— START DATA —

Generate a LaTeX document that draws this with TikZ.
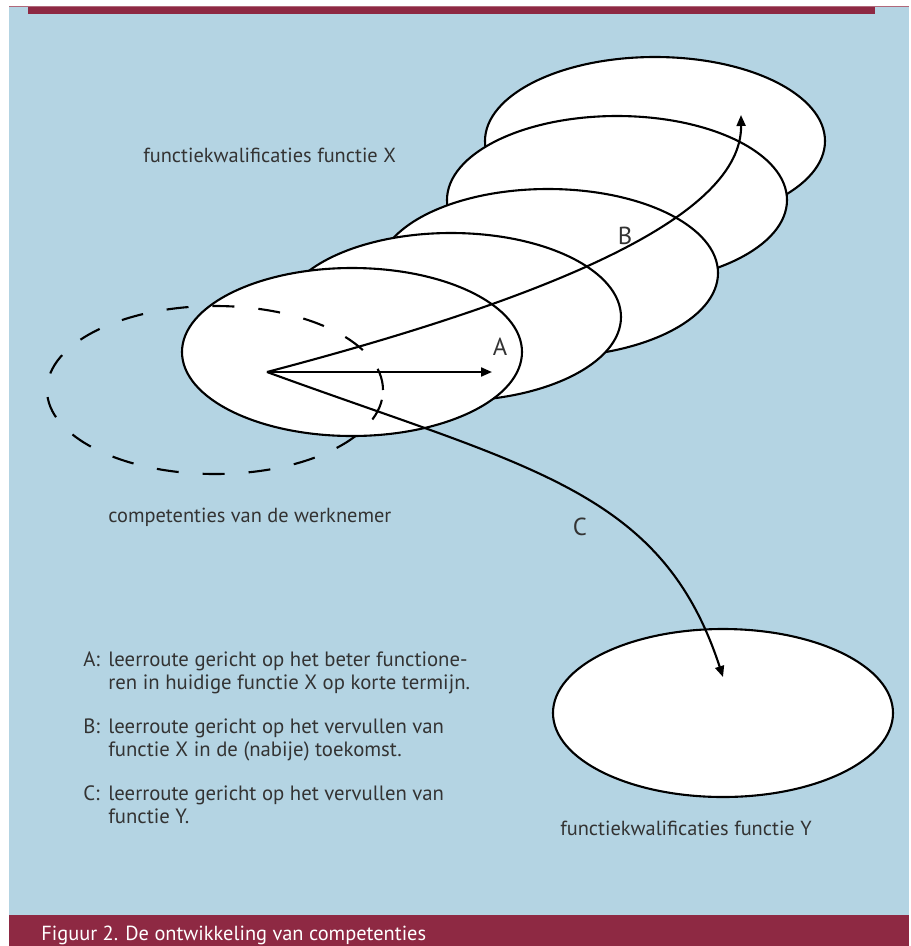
\documentclass[tikz,border=0pt]{standalone}
\usepackage{fontspec}
\setmainfont{PT Sans}
\usetikzlibrary{arrows.meta, positioning, shapes.geometric}
\definecolor{figblue}{HTML}{B4D4E3}
\definecolor{figred}{HTML}{8E2943}
\definecolor{figtext}{HTML}{333333}

\begin{document}
\begin{tikzpicture}[x=0.2mm, y=-0.2mm,
  blob/.style={ellipse, draw=black, line width=1.2pt, fill=white,
    minimum width=68mm, minimum height=33.6mm, inner sep=0pt},
  ghost/.style={ellipse, draw=black, line width=1.2pt,
    dash pattern=on 4.4mm off 4.8mm,
    minimum width=67.2mm, minimum height=33.6mm, inner sep=0pt},
  lbl/.style={font=\fontsize{11.6}{14}\selectfont, text=figtext,
    inner sep=0pt, anchor=base west},
  leg/.style={lbl, font=\fontsize{11.8}{14}\selectfont},
  route/.style={font=\fontsize{14}{16}\selectfont, text=figtext, inner sep=0pt},
  ar/.style={-{Triangle[length=2.2mm, width=1.8mm]}, line width=1.2pt}
]
  \useasboundingbox (0,0) rectangle (911,946);

  % panel
  \fill[figblue] (9,6) rectangle (909,915);
  \fill[figred] (9,915) rectangle (909,946);
  \fill[figred] (28,6) rectangle (875,14);
  \draw[figred!70, line width=0.2mm] (9,6.5) -- (909,6.5);

  % functie X, back to front
  \foreach \n/\cx/\cy in {5/655/141, 4/617/200, 3/548/273, 2/451/317, 1/352/352}{
    \node[blob] (fx\n) at (\cx,\cy) {};
  }
  \node[ghost] (wn) at (215,390) {};
  \node[blob] (fy) at (723,713) {};

  \coordinate (o) at (267,372);
  \coordinate (ta) at (492,372);
  \coordinate (tb) at (741,115);
  \coordinate (tc) at (723,677);
  \draw[ar] (o) -- (ta);
  \draw[ar] (o) .. controls (560,295) and (742,215) .. (tb);
  \draw[ar] (o) .. controls (530,468) and (662,490) .. (tc);

  \node[route] (ra) at (500,347) {A};
  \node[route] (rb) at (625,236) {B};
  \node[route] (rc) at (580,527) {C};

  \node[lbl] (kwalx) at (143,162) {functiekwalificaties functie X};
  \node[lbl] (wnemer) at (108,522) {competenties van de werknemer};
  \node[lbl] (kwaly) at (560,835) {functiekwalificaties functie Y};

  % legend
  \foreach \k/\yy/\la/\lb in {
      A/666/{leerroute gericht op het beter functione-}/{ren in huidige functie X op korte termijn.},
      B/733/{leerroute gericht op het vervullen van}/{functie X in de (nabije) toekomst.},
      C/800/{leerroute gericht op het vervullen van}/{functie Y.}}{
    \node[leg] (key\k) at (83,\yy) {\k:};
    \node[leg] (key\k a) at (108,\yy) {\la};
    \node[leg] (key\k b) at (108,\yy+23) {\lb};
  }

  \node[lbl, text=white] (cap) at (41,940) {Figuur 2. De ontwikkeling van competenties};
\end{tikzpicture}
\end{document}
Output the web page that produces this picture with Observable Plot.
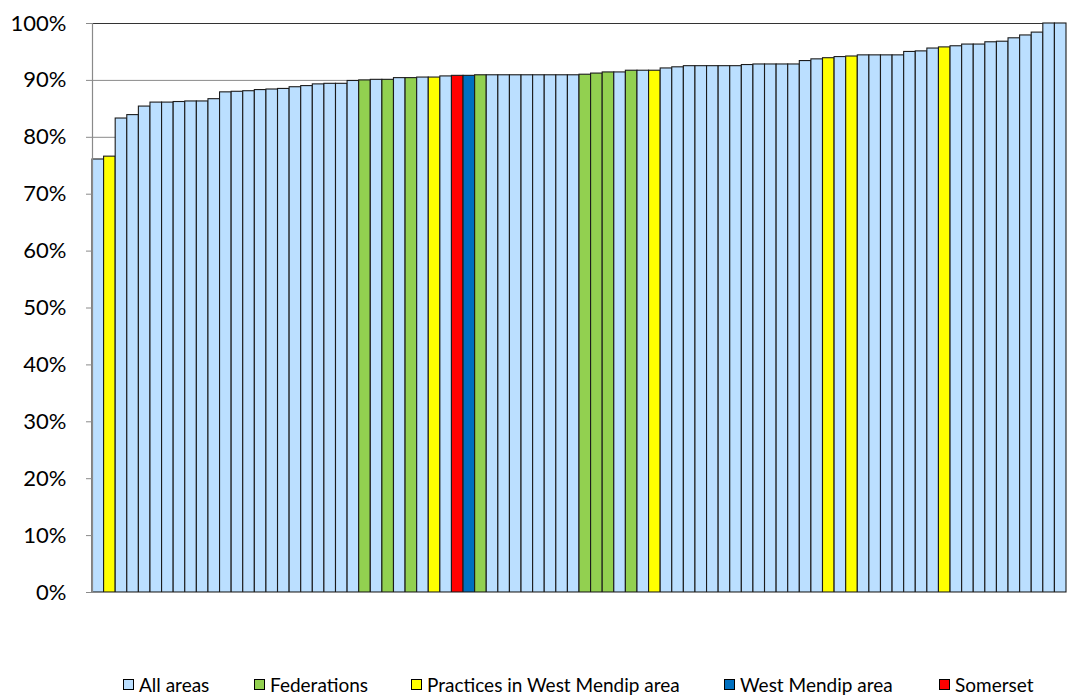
<!DOCTYPE html>
<html>
<head>
<meta charset="utf-8">
<script src="https://cdn.jsdelivr.net/npm/d3@7"></script>
<script src="https://cdn.jsdelivr.net/npm/@observablehq/plot@0.6"></script>
<style>
  html, body { margin: 0; padding: 0; background: #fff; }
  #wrap { position: relative; width: 1067px; height: 698px; font-family: Lato, "Open Sans", sans-serif; }
  #legend { position: absolute; left: 0; top: 673px; width: 1067px; height: 25px; font-size: 19px; color: #000; }
  .item { position: absolute; top: 0; white-space: nowrap; display: flex; align-items: center; }
  .sw { width: 9px; height: 9px; border: 1px solid #000; margin-right: 5px; display: inline-block; }
</style>
</head>
<body>
<div id="wrap">
  <div id="chart"></div>
  <div id="legend"></div>
</div>
<script>
// Series groups (legend order) and their colours
const groupNames = ["All areas", "Federations", "Practices in West Mendip area", "West Mendip area", "Somerset"];
const groupColors = ["#BBDFFF", "#92D050", "#FFFF00", "#0070C0", "#FF0000"];

// Group code per bar: A = All areas, F = Federations, P = Practices in West Mendip area, W = West Mendip area, S = Somerset
const barGroups = [
  "A","P","A","A","A","A","A","A","A","A",
  "A","A","A","A","A","A","A","A","A","A",
  "A","A","A","F","A","F","A","F","A","P",
  "A","S","W","F","A","A","A","A","A","A",
  "A","A","F","F","F","A","F","A","P","A",
  "A","A","A","A","A","A","A","A","A","A",
  "A","A","A","P","A","P","A","A","A","A",
  "A","A","A","P","A","A","A","A","A","A",
  "A","A","A","A"
];

// Percentage per bar (sorted ascending)
const barValues = [
  76.1, 76.6, 83.3, 83.9, 85.4, 86.1, 86.1, 86.2, 86.3, 86.3,
  86.7, 87.9, 88.0, 88.1, 88.3, 88.4, 88.5, 88.8, 89.0, 89.3,
  89.4, 89.4, 89.9, 90.0, 90.1, 90.1, 90.4, 90.4, 90.5, 90.5,
  90.7, 90.8, 90.8, 90.9, 90.9, 90.9, 90.9, 90.9, 90.9, 90.9,
  90.9, 90.9, 91.0, 91.2, 91.4, 91.4, 91.7, 91.7, 91.7, 92.1,
  92.3, 92.5, 92.5, 92.5, 92.5, 92.5, 92.7, 92.8, 92.8, 92.8,
  92.8, 93.4, 93.7, 93.9, 94.1, 94.2, 94.4, 94.4, 94.4, 94.4,
  95.0, 95.1, 95.6, 95.8, 96.0, 96.3, 96.3, 96.7, 96.8, 97.4,
  97.9, 98.4, 100, 100
];

// Y axis ticks
const yTicks = [0, 10, 20, 30, 40, 50, 60, 70, 80, 90, 100];

const codeToName = {A: groupNames[0], F: groupNames[1], P: groupNames[2], W: groupNames[3], S: groupNames[4]};
const data = barValues.map((v, i) => ({id: i, value: v, group: codeToName[barGroups[i]]}));

const chart = Plot.plot({
  width: 1067,
  height: 660,
  marginTop: 23,
  marginBottom: 68,
  marginLeft: 92,
  marginRight: 1,
  style: {fontFamily: "Lato, 'Open Sans', sans-serif", fontSize: "22px", color: "#000", background: "#fff"},
  x: {domain: data.map(d => d.id), padding: 0, axis: null},
  y: {domain: [0, 100], ticks: yTicks, tickFormat: d => d + "%", label: null},
  color: {domain: groupNames, range: groupColors},
  marks: [
    Plot.gridY(yTicks, {stroke: "#8a8a8a", strokeOpacity: 1, strokeWidth: 1}),
    Plot.ruleY([100], {stroke: "#333", strokeWidth: 1.2}),
    Plot.barY(data, {x: "id", y: "value", fill: "group", stroke: "#1b1b1b", strokeWidth: 1.1}),
    Plot.ruleY([0], {stroke: "#8a8a8a", strokeWidth: 1.2}),
    Plot.frame({anchor: "left", stroke: "#8a8a8a", strokeWidth: 1.2}),
    Plot.axisY(yTicks, {tickFormat: d => d + "%", tickSize: 6, tickPadding: 20, stroke: "#8a8a8a", fontSize: 22, label: null})
  ]
});
document.getElementById("chart").appendChild(chart);

// Legend (HTML, below the SVG)
const legendX = [123, 254, 411, 724, 939];
const legend = document.getElementById("legend");
groupNames.forEach((name, i) => {
  const it = document.createElement("div");
  it.className = "item";
  it.style.left = legendX[i] + "px";
  const sw = document.createElement("span");
  sw.className = "sw";
  sw.style.background = groupColors[i];
  it.appendChild(sw);
  it.appendChild(document.createTextNode(name));
  legend.appendChild(it);
});
</script>
</body>
</html>
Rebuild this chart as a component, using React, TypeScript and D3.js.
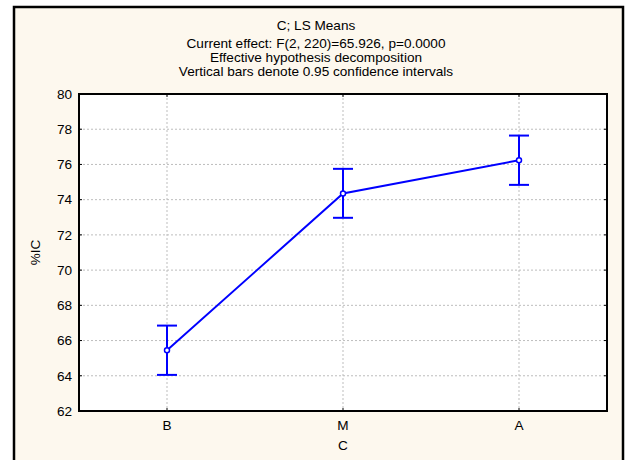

— END DATA —

• **PROBLEM STATEMENT**
Quote every record above exactly, leaving out any pictures.

• **RESPONSE TO THIS EXERCISE**
Generate a LaTeX document that draws this with TikZ.
\documentclass[tikz,border=0pt]{standalone}
\usepackage{fontspec}
\setmainfont{PT Sans}
\usetikzlibrary{arrows.meta, positioning, shapes.geometric}
\definecolor{figblue}{HTML}{B4D4E3}
\definecolor{figred}{HTML}{8E2943}
\definecolor{figtext}{HTML}{333333}

\begin{document}
\begin{tikzpicture}[x=0.2mm, y=-0.2mm,
  blob/.style={ellipse, draw=black, line width=1.2pt, fill=white,
    minimum width=68mm, minimum height=33.6mm, inner sep=0pt},
  ghost/.style={ellipse, draw=black, line width=1.2pt,
    dash pattern=on 4.4mm off 4.8mm,
    minimum width=67.2mm, minimum height=33.6mm, inner sep=0pt},
  lbl/.style={font=\fontsize{11.6}{14}\selectfont, text=figtext,
    inner sep=0pt, anchor=base west},
  leg/.style={lbl, font=\fontsize{11.8}{14}\selectfont},
  route/.style={font=\fontsize{14}{16}\selectfont, text=figtext, inner sep=0pt},
  ar/.style={-{Triangle[length=2.2mm, width=1.8mm]}, line width=1.2pt}
]
  \useasboundingbox (0,0) rectangle (911,946);

  % panel
  \fill[figblue] (9,6) rectangle (909,915);
  \fill[figred] (9,915) rectangle (909,946);
  \fill[figred] (28,6) rectangle (875,14);
  \draw[figred!70, line width=0.2mm] (9,6.5) -- (909,6.5);

  % functie X, back to front
  \foreach \n/\cx/\cy in {5/655/141, 4/617/200, 3/548/273, 2/451/317, 1/352/352}{
    \node[blob] (fx\n) at (\cx,\cy) {};
  }
  \node[ghost] (wn) at (215,390) {};
  \node[blob] (fy) at (723,713) {};

  \coordinate (o) at (267,372);
  \coordinate (ta) at (492,372);
  \coordinate (tb) at (741,115);
  \coordinate (tc) at (723,677);
  \draw[ar] (o) -- (ta);
  \draw[ar] (o) .. controls (560,295) and (742,215) .. (tb);
  \draw[ar] (o) .. controls (530,468) and (662,490) .. (tc);

  \node[route] (ra) at (500,347) {A};
  \node[route] (rb) at (625,236) {B};
  \node[route] (rc) at (580,527) {C};

  \node[lbl] (kwalx) at (143,162) {functiekwalificaties functie X};
  \node[lbl] (wnemer) at (108,522) {competenties van de werknemer};
  \node[lbl] (kwaly) at (560,835) {functiekwalificaties functie Y};

  % legend
  \foreach \k/\yy/\la/\lb in {
      A/666/{leerroute gericht op het beter functione-}/{ren in huidige functie X op korte termijn.},
      B/733/{leerroute gericht op het vervullen van}/{functie X in de (nabije) toekomst.},
      C/800/{leerroute gericht op het vervullen van}/{functie Y.}}{
    \node[leg] (key\k) at (83,\yy) {\k:};
    \node[leg] (key\k a) at (108,\yy) {\la};
    \node[leg] (key\k b) at (108,\yy+23) {\lb};
  }

  \node[lbl, text=white] (cap) at (41,940) {Figuur 2. De ontwikkeling van competenties};
\end{tikzpicture}
\end{document}
Output the web page that produces this picture with Observable Plot.
<!DOCTYPE html>
<html>
<head>
<meta charset="utf-8">
<script src="https://cdn.jsdelivr.net/npm/d3@7"></script>
<script src="https://cdn.jsdelivr.net/npm/@observablehq/plot@0.6"></script>
<style>
  html, body { margin: 0; padding: 0; background: #fff; }
  #wrap { position: relative; width: 1067px; height: 698px; font-family: Lato, "Open Sans", sans-serif; }
  #legend { position: absolute; left: 0; top: 673px; width: 1067px; height: 25px; font-size: 19px; color: #000; }
  .item { position: absolute; top: 0; white-space: nowrap; display: flex; align-items: center; }
  .sw { width: 9px; height: 9px; border: 1px solid #000; margin-right: 5px; display: inline-block; }
</style>
</head>
<body>
<div id="wrap">
  <div id="chart"></div>
  <div id="legend"></div>
</div>
<script>
// Series groups (legend order) and their colours
const groupNames = ["All areas", "Federations", "Practices in West Mendip area", "West Mendip area", "Somerset"];
const groupColors = ["#BBDFFF", "#92D050", "#FFFF00", "#0070C0", "#FF0000"];

// Group code per bar: A = All areas, F = Federations, P = Practices in West Mendip area, W = West Mendip area, S = Somerset
const barGroups = [
  "A","P","A","A","A","A","A","A","A","A",
  "A","A","A","A","A","A","A","A","A","A",
  "A","A","A","F","A","F","A","F","A","P",
  "A","S","W","F","A","A","A","A","A","A",
  "A","A","F","F","F","A","F","A","P","A",
  "A","A","A","A","A","A","A","A","A","A",
  "A","A","A","P","A","P","A","A","A","A",
  "A","A","A","P","A","A","A","A","A","A",
  "A","A","A","A"
];

// Percentage per bar (sorted ascending)
const barValues = [
  76.1, 76.6, 83.3, 83.9, 85.4, 86.1, 86.1, 86.2, 86.3, 86.3,
  86.7, 87.9, 88.0, 88.1, 88.3, 88.4, 88.5, 88.8, 89.0, 89.3,
  89.4, 89.4, 89.9, 90.0, 90.1, 90.1, 90.4, 90.4, 90.5, 90.5,
  90.7, 90.8, 90.8, 90.9, 90.9, 90.9, 90.9, 90.9, 90.9, 90.9,
  90.9, 90.9, 91.0, 91.2, 91.4, 91.4, 91.7, 91.7, 91.7, 92.1,
  92.3, 92.5, 92.5, 92.5, 92.5, 92.5, 92.7, 92.8, 92.8, 92.8,
  92.8, 93.4, 93.7, 93.9, 94.1, 94.2, 94.4, 94.4, 94.4, 94.4,
  95.0, 95.1, 95.6, 95.8, 96.0, 96.3, 96.3, 96.7, 96.8, 97.4,
  97.9, 98.4, 100, 100
];

// Y axis ticks
const yTicks = [0, 10, 20, 30, 40, 50, 60, 70, 80, 90, 100];

const codeToName = {A: groupNames[0], F: groupNames[1], P: groupNames[2], W: groupNames[3], S: groupNames[4]};
const data = barValues.map((v, i) => ({id: i, value: v, group: codeToName[barGroups[i]]}));

const chart = Plot.plot({
  width: 1067,
  height: 660,
  marginTop: 23,
  marginBottom: 68,
  marginLeft: 92,
  marginRight: 1,
  style: {fontFamily: "Lato, 'Open Sans', sans-serif", fontSize: "22px", color: "#000", background: "#fff"},
  x: {domain: data.map(d => d.id), padding: 0, axis: null},
  y: {domain: [0, 100], ticks: yTicks, tickFormat: d => d + "%", label: null},
  color: {domain: groupNames, range: groupColors},
  marks: [
    Plot.gridY(yTicks, {stroke: "#8a8a8a", strokeOpacity: 1, strokeWidth: 1}),
    Plot.ruleY([100], {stroke: "#333", strokeWidth: 1.2}),
    Plot.barY(data, {x: "id", y: "value", fill: "group", stroke: "#1b1b1b", strokeWidth: 1.1}),
    Plot.ruleY([0], {stroke: "#8a8a8a", strokeWidth: 1.2}),
    Plot.frame({anchor: "left", stroke: "#8a8a8a", strokeWidth: 1.2}),
    Plot.axisY(yTicks, {tickFormat: d => d + "%", tickSize: 6, tickPadding: 20, stroke: "#8a8a8a", fontSize: 22, label: null})
  ]
});
document.getElementById("chart").appendChild(chart);

// Legend (HTML, below the SVG)
const legendX = [123, 254, 411, 724, 939];
const legend = document.getElementById("legend");
groupNames.forEach((name, i) => {
  const it = document.createElement("div");
  it.className = "item";
  it.style.left = legendX[i] + "px";
  const sw = document.createElement("span");
  sw.className = "sw";
  sw.style.background = groupColors[i];
  it.appendChild(sw);
  it.appendChild(document.createTextNode(name));
  legend.appendChild(it);
});
</script>
</body>
</html>
Rebuild this chart as a component, using React, TypeScript and D3.js.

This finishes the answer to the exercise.